##### MATERIAL PROVIDED

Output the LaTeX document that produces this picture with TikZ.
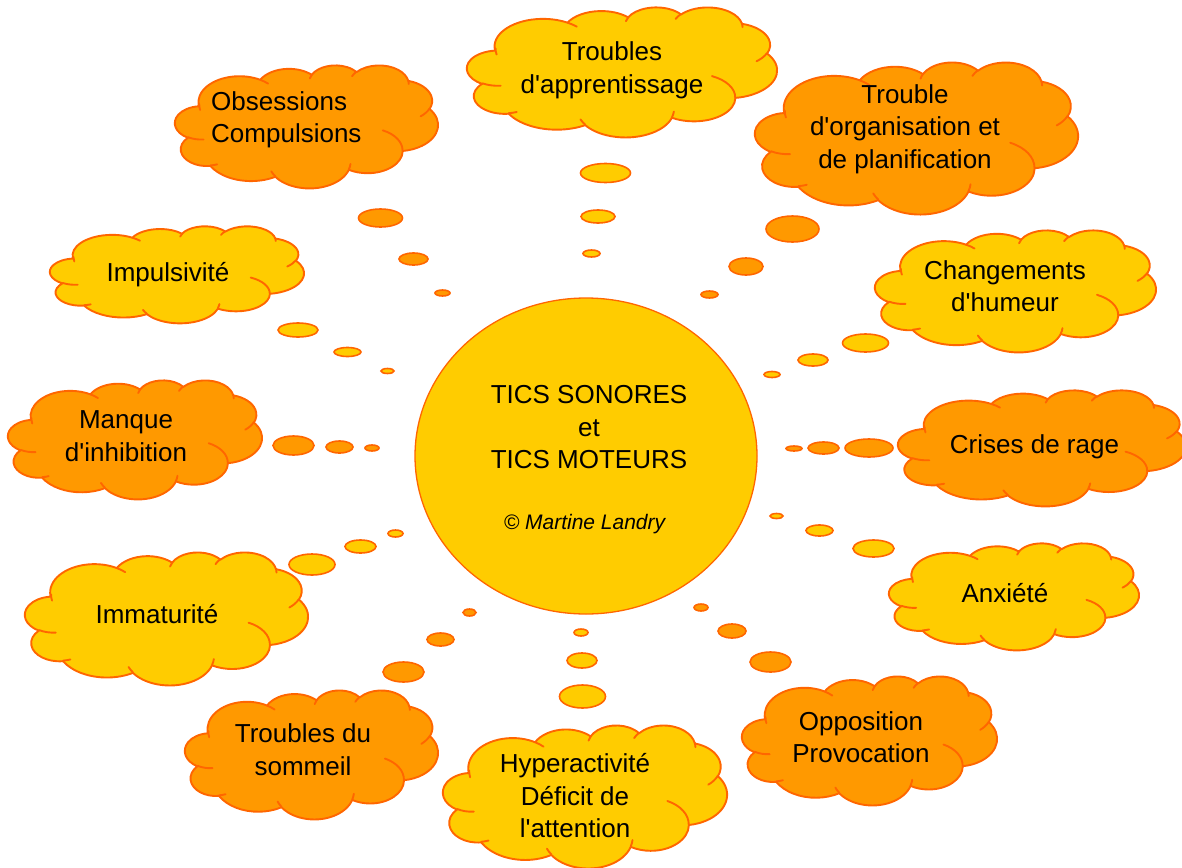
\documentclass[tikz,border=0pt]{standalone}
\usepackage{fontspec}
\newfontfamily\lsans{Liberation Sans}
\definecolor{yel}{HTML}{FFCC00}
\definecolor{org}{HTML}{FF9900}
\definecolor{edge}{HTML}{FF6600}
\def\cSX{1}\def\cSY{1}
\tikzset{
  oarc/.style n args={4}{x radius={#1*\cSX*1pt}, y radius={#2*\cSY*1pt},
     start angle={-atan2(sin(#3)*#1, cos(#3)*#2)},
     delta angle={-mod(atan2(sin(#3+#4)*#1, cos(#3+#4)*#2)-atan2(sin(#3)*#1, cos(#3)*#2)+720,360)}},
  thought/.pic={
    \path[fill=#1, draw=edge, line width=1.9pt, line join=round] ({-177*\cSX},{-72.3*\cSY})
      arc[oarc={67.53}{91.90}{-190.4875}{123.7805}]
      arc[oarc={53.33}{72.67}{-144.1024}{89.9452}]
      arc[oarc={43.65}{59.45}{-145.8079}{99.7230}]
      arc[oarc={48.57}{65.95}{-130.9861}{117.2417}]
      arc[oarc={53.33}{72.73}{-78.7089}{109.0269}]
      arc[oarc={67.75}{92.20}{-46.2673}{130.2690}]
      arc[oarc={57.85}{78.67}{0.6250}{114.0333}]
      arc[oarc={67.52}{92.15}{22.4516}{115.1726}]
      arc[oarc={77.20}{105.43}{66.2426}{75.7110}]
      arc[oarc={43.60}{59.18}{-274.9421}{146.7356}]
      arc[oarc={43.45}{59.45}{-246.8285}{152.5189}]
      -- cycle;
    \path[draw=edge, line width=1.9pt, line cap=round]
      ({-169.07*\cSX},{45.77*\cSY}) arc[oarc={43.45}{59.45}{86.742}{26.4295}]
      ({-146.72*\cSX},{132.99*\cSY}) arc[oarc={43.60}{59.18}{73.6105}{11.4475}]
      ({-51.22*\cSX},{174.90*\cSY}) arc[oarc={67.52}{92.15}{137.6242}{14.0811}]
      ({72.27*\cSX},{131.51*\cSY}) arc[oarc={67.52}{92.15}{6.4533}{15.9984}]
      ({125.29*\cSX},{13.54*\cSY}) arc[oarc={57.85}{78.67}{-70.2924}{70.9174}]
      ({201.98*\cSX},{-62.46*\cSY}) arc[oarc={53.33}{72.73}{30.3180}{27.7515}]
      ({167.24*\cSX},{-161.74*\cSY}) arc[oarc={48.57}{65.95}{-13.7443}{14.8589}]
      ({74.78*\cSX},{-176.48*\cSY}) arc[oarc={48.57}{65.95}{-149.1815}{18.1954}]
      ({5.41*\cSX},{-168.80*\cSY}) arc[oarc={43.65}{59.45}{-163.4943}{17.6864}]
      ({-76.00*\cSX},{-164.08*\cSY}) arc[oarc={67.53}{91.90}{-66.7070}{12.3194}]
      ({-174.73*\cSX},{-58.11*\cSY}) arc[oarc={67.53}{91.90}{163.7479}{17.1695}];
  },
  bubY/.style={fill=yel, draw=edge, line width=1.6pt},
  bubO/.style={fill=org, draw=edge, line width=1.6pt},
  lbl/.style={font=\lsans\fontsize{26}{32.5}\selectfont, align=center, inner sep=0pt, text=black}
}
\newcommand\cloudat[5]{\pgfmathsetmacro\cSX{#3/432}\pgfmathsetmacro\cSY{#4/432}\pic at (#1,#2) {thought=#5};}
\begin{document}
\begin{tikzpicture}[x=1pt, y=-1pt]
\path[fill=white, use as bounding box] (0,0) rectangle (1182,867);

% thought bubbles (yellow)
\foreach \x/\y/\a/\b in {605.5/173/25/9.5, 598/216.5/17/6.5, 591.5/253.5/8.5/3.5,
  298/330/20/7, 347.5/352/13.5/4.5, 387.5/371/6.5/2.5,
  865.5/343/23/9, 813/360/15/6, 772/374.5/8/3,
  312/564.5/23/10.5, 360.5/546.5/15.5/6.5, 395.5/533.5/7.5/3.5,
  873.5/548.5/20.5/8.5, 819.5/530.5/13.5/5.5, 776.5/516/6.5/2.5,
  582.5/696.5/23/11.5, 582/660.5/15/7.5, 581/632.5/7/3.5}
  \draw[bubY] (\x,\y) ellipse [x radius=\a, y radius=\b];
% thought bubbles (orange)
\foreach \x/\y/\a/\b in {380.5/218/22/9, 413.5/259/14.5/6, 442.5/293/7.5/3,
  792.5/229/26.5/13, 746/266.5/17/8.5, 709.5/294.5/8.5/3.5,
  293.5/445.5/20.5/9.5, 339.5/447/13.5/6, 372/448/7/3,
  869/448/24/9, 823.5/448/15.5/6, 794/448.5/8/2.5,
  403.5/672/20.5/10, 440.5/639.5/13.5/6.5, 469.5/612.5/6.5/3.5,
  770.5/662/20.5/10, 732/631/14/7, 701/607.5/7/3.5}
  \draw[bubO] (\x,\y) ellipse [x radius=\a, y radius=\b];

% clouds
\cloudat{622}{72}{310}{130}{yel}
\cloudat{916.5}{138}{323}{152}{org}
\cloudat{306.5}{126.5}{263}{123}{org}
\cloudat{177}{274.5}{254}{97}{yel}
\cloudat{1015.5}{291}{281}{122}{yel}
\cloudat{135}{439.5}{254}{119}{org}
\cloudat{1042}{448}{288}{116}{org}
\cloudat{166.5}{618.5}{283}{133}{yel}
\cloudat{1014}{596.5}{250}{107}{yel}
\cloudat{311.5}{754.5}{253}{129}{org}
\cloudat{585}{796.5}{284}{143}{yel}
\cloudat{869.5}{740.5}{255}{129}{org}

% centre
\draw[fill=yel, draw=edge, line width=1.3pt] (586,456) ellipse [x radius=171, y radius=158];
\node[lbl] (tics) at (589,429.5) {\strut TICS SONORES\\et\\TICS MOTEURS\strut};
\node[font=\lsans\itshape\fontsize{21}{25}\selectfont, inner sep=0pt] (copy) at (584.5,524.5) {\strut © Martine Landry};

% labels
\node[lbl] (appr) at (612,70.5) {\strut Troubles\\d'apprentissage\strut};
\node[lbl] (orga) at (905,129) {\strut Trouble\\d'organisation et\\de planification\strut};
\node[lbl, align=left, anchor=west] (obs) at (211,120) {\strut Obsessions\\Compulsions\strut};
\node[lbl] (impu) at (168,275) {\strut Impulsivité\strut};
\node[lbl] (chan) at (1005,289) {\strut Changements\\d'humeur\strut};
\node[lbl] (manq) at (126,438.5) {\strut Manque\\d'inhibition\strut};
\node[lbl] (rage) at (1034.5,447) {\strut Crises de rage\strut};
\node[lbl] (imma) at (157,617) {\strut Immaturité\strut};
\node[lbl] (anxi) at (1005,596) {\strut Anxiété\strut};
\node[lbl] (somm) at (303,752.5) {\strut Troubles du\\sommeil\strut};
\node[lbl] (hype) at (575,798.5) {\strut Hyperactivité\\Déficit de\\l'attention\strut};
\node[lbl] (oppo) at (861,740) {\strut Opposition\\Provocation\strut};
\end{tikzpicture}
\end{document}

##########

■ OBJECTIVE ■
Quote everything in the listing above exactly; pictures are the only thing to omit.

■ IN RESPONSE ■
Output the LaTeX document that produces this picture with TikZ.
\documentclass[tikz,border=0pt]{standalone}
\usepackage{fontspec}
\newfontfamily\lsans{Liberation Sans}
\definecolor{yel}{HTML}{FFCC00}
\definecolor{org}{HTML}{FF9900}
\definecolor{edge}{HTML}{FF6600}
\def\cSX{1}\def\cSY{1}
\tikzset{
  oarc/.style n args={4}{x radius={#1*\cSX*1pt}, y radius={#2*\cSY*1pt},
     start angle={-atan2(sin(#3)*#1, cos(#3)*#2)},
     delta angle={-mod(atan2(sin(#3+#4)*#1, cos(#3+#4)*#2)-atan2(sin(#3)*#1, cos(#3)*#2)+720,360)}},
  thought/.pic={
    \path[fill=#1, draw=edge, line width=1.9pt, line join=round] ({-177*\cSX},{-72.3*\cSY})
      arc[oarc={67.53}{91.90}{-190.4875}{123.7805}]
      arc[oarc={53.33}{72.67}{-144.1024}{89.9452}]
      arc[oarc={43.65}{59.45}{-145.8079}{99.7230}]
      arc[oarc={48.57}{65.95}{-130.9861}{117.2417}]
      arc[oarc={53.33}{72.73}{-78.7089}{109.0269}]
      arc[oarc={67.75}{92.20}{-46.2673}{130.2690}]
      arc[oarc={57.85}{78.67}{0.6250}{114.0333}]
      arc[oarc={67.52}{92.15}{22.4516}{115.1726}]
      arc[oarc={77.20}{105.43}{66.2426}{75.7110}]
      arc[oarc={43.60}{59.18}{-274.9421}{146.7356}]
      arc[oarc={43.45}{59.45}{-246.8285}{152.5189}]
      -- cycle;
    \path[draw=edge, line width=1.9pt, line cap=round]
      ({-169.07*\cSX},{45.77*\cSY}) arc[oarc={43.45}{59.45}{86.742}{26.4295}]
      ({-146.72*\cSX},{132.99*\cSY}) arc[oarc={43.60}{59.18}{73.6105}{11.4475}]
      ({-51.22*\cSX},{174.90*\cSY}) arc[oarc={67.52}{92.15}{137.6242}{14.0811}]
      ({72.27*\cSX},{131.51*\cSY}) arc[oarc={67.52}{92.15}{6.4533}{15.9984}]
      ({125.29*\cSX},{13.54*\cSY}) arc[oarc={57.85}{78.67}{-70.2924}{70.9174}]
      ({201.98*\cSX},{-62.46*\cSY}) arc[oarc={53.33}{72.73}{30.3180}{27.7515}]
      ({167.24*\cSX},{-161.74*\cSY}) arc[oarc={48.57}{65.95}{-13.7443}{14.8589}]
      ({74.78*\cSX},{-176.48*\cSY}) arc[oarc={48.57}{65.95}{-149.1815}{18.1954}]
      ({5.41*\cSX},{-168.80*\cSY}) arc[oarc={43.65}{59.45}{-163.4943}{17.6864}]
      ({-76.00*\cSX},{-164.08*\cSY}) arc[oarc={67.53}{91.90}{-66.7070}{12.3194}]
      ({-174.73*\cSX},{-58.11*\cSY}) arc[oarc={67.53}{91.90}{163.7479}{17.1695}];
  },
  bubY/.style={fill=yel, draw=edge, line width=1.6pt},
  bubO/.style={fill=org, draw=edge, line width=1.6pt},
  lbl/.style={font=\lsans\fontsize{26}{32.5}\selectfont, align=center, inner sep=0pt, text=black}
}
\newcommand\cloudat[5]{\pgfmathsetmacro\cSX{#3/432}\pgfmathsetmacro\cSY{#4/432}\pic at (#1,#2) {thought=#5};}
\begin{document}
\begin{tikzpicture}[x=1pt, y=-1pt]
\path[fill=white, use as bounding box] (0,0) rectangle (1182,867);

% thought bubbles (yellow)
\foreach \x/\y/\a/\b in {605.5/173/25/9.5, 598/216.5/17/6.5, 591.5/253.5/8.5/3.5,
  298/330/20/7, 347.5/352/13.5/4.5, 387.5/371/6.5/2.5,
  865.5/343/23/9, 813/360/15/6, 772/374.5/8/3,
  312/564.5/23/10.5, 360.5/546.5/15.5/6.5, 395.5/533.5/7.5/3.5,
  873.5/548.5/20.5/8.5, 819.5/530.5/13.5/5.5, 776.5/516/6.5/2.5,
  582.5/696.5/23/11.5, 582/660.5/15/7.5, 581/632.5/7/3.5}
  \draw[bubY] (\x,\y) ellipse [x radius=\a, y radius=\b];
% thought bubbles (orange)
\foreach \x/\y/\a/\b in {380.5/218/22/9, 413.5/259/14.5/6, 442.5/293/7.5/3,
  792.5/229/26.5/13, 746/266.5/17/8.5, 709.5/294.5/8.5/3.5,
  293.5/445.5/20.5/9.5, 339.5/447/13.5/6, 372/448/7/3,
  869/448/24/9, 823.5/448/15.5/6, 794/448.5/8/2.5,
  403.5/672/20.5/10, 440.5/639.5/13.5/6.5, 469.5/612.5/6.5/3.5,
  770.5/662/20.5/10, 732/631/14/7, 701/607.5/7/3.5}
  \draw[bubO] (\x,\y) ellipse [x radius=\a, y radius=\b];

% clouds
\cloudat{622}{72}{310}{130}{yel}
\cloudat{916.5}{138}{323}{152}{org}
\cloudat{306.5}{126.5}{263}{123}{org}
\cloudat{177}{274.5}{254}{97}{yel}
\cloudat{1015.5}{291}{281}{122}{yel}
\cloudat{135}{439.5}{254}{119}{org}
\cloudat{1042}{448}{288}{116}{org}
\cloudat{166.5}{618.5}{283}{133}{yel}
\cloudat{1014}{596.5}{250}{107}{yel}
\cloudat{311.5}{754.5}{253}{129}{org}
\cloudat{585}{796.5}{284}{143}{yel}
\cloudat{869.5}{740.5}{255}{129}{org}

% centre
\draw[fill=yel, draw=edge, line width=1.3pt] (586,456) ellipse [x radius=171, y radius=158];
\node[lbl] (tics) at (589,429.5) {\strut TICS SONORES\\et\\TICS MOTEURS\strut};
\node[font=\lsans\itshape\fontsize{21}{25}\selectfont, inner sep=0pt] (copy) at (584.5,524.5) {\strut © Martine Landry};

% labels
\node[lbl] (appr) at (612,70.5) {\strut Troubles\\d'apprentissage\strut};
\node[lbl] (orga) at (905,129) {\strut Trouble\\d'organisation et\\de planification\strut};
\node[lbl, align=left, anchor=west] (obs) at (211,120) {\strut Obsessions\\Compulsions\strut};
\node[lbl] (impu) at (168,275) {\strut Impulsivité\strut};
\node[lbl] (chan) at (1005,289) {\strut Changements\\d'humeur\strut};
\node[lbl] (manq) at (126,438.5) {\strut Manque\\d'inhibition\strut};
\node[lbl] (rage) at (1034.5,447) {\strut Crises de rage\strut};
\node[lbl] (imma) at (157,617) {\strut Immaturité\strut};
\node[lbl] (anxi) at (1005,596) {\strut Anxiété\strut};
\node[lbl] (somm) at (303,752.5) {\strut Troubles du\\sommeil\strut};
\node[lbl] (hype) at (575,798.5) {\strut Hyperactivité\\Déficit de\\l'attention\strut};
\node[lbl] (oppo) at (861,740) {\strut Opposition\\Provocation\strut};
\end{tikzpicture}
\end{document}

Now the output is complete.